Shipping officials here said that although mines laid by Iranians have damaged U.S.-escorted vessels, only in the case of last month's Silkworm missile attack on the reflagged Kuwaiti tanker Sea Isle City has Iran directly attacked a U.S.-flag vessel. And that, shipping officials say, was likely a mistake.
The Sea Isle City attack Oct. 16 came a day after a Silkworm missile hit the U.S.-owned, but Liberian-flagged, tanker Sungari as it came to dock at a Kuwaiti offshore oil-loading station.
The Sea Isle City, which was in Kuwaiti waters after being escorted up the gulf by the U.S. Navy, decided to detour so its officers could photograph the damage to the Sungari.

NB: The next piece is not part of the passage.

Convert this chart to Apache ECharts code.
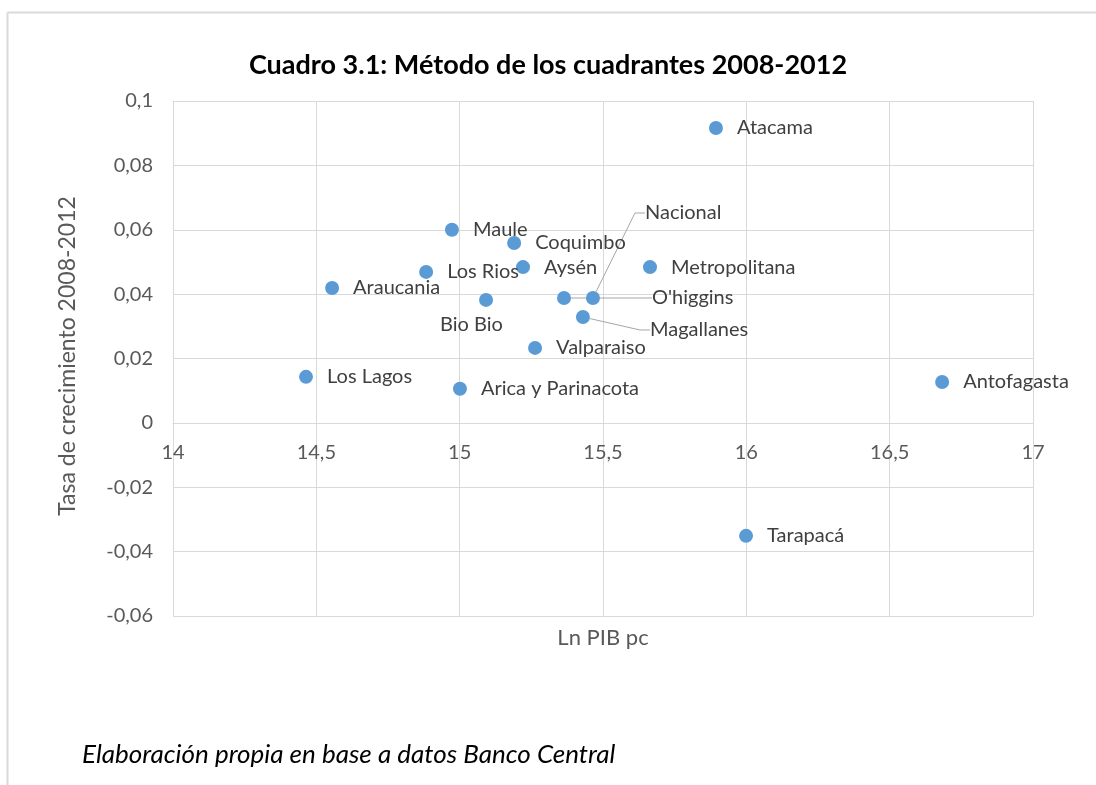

The Sea Isle City was hit when it came next to the Sungari, leading defense analysts to believe that the second missile may have been aimed at the Sungari but drawn to the Sea Isle City, which had a higher radar profile.
Washington had indicated it would not retaliate for the attack on the Sungari because it had been carried out in Kuwaiti waters and the ship flew the Liberian flag.
But the attack on the Sea Isle City, which blinded its U.S. captain and wounded 16 others, was seen as another matter. It was a U.S.-flagged ship. Three days later, four U.S. warships destroyed an Iranian offshore oil drilling platform that U.S. officials said was used for radar monitoring of ship traffic.
Iran responded with another Silkworm missile in the Kuwaiti oil-loading terminal itself, presumably knowing that the United States would not retaliate for that. Since then, Iran has limited itself to strikes against non-U.S.-flag ships.